With the valve cover off as you have it, do you see anything obvious? You say nothing moving. Do you mean the rockers or are the pushrods not even moving?
Nothing obvious to my untrained eye.
Correct the rods are not moving. I have not pulled them to see if they are bent. Will do that tonight.
pull the rockers that dont move and pull out the pushrods, see if they are straight, if they are put them back in the lifter and hold them with your finger and see if they go up and down when you crank the engine. If they don't go up and down the cam is shot, if they do, the lifters could be deflated. If the pushrods are bent and you didn't over rev it, it more than likely jumped a few teeth on the timing chain.
Sorry for the ignorance, but what's a deflated lifter?
The motor will still start and run in it's current condition. Will a timing light tell me if it jumped time? Or should I not start it again until I diagonse the problem? How would I know if it jumped time?
Sorry for the ignorance, but what's a deflated lifter?
The motor will still start and run in it's current condition. Will a timing light tell me if it jumped time? Or should I not start it again until I diagonse the problem? How would I know if it jumped time?
Jumped time will not cause the lifters to not move the pushrods. That would be another issue. And no, I would not start it untill you solve the issue at hand. 1st see if the pushrods are bent and then we go from there.
A lifter is hydraulic. It gets pressurized by oil. If it looses that pressure it can't keep pressure on cam lobe or rocker assembly.

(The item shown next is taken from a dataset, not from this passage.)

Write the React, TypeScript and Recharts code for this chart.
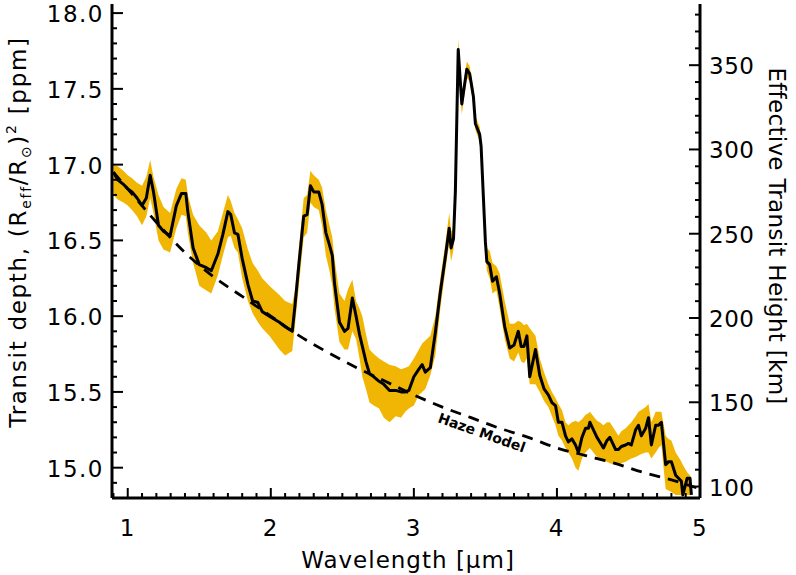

It should still move push rod some though.
when something like this happened to me it was the valve guide seals (little plastic/rubber things you can see through your valve springs) after they had set for 10 years without running they had dry rotted and busted all to pieces unknown to me i kept driving it and was having oiling issues due to all those little busted up pieces clogging my oil return ports in the heads and who knows what else it started running doggier and doggier and missing like crazy and i had 3 cylinders completely dead and a few that would barely even open the valves the cam lobes were wiped so bad, but that 352 still made her final voyage to her resting place RIP smokenchoke you died so others could live......... after that little rant did you by any chance see any of the little chunks of bs? or did the motor sit a while in between use?
If the pushrod is not moving when the motor is turned over, the problem is either the pushrod is bent and jammed in the head keeping it from resting on the lifter, the lifter is collapsed or jammed in its lifter bore keeping it from riding on the cam lobe, or the cam lobe itself is worn down and not pushing the lifter up in its bore. If the cam is worn down you will have alot of metal shavings in your oil and running it any longer will cause severe engine damage. Pull the oil filter and see if there is metal shavings or the oil looks metallic. Worn cam lobes are mostly caused by cheap cams or improper break-in when the cam was installed. Jeffafa is right though.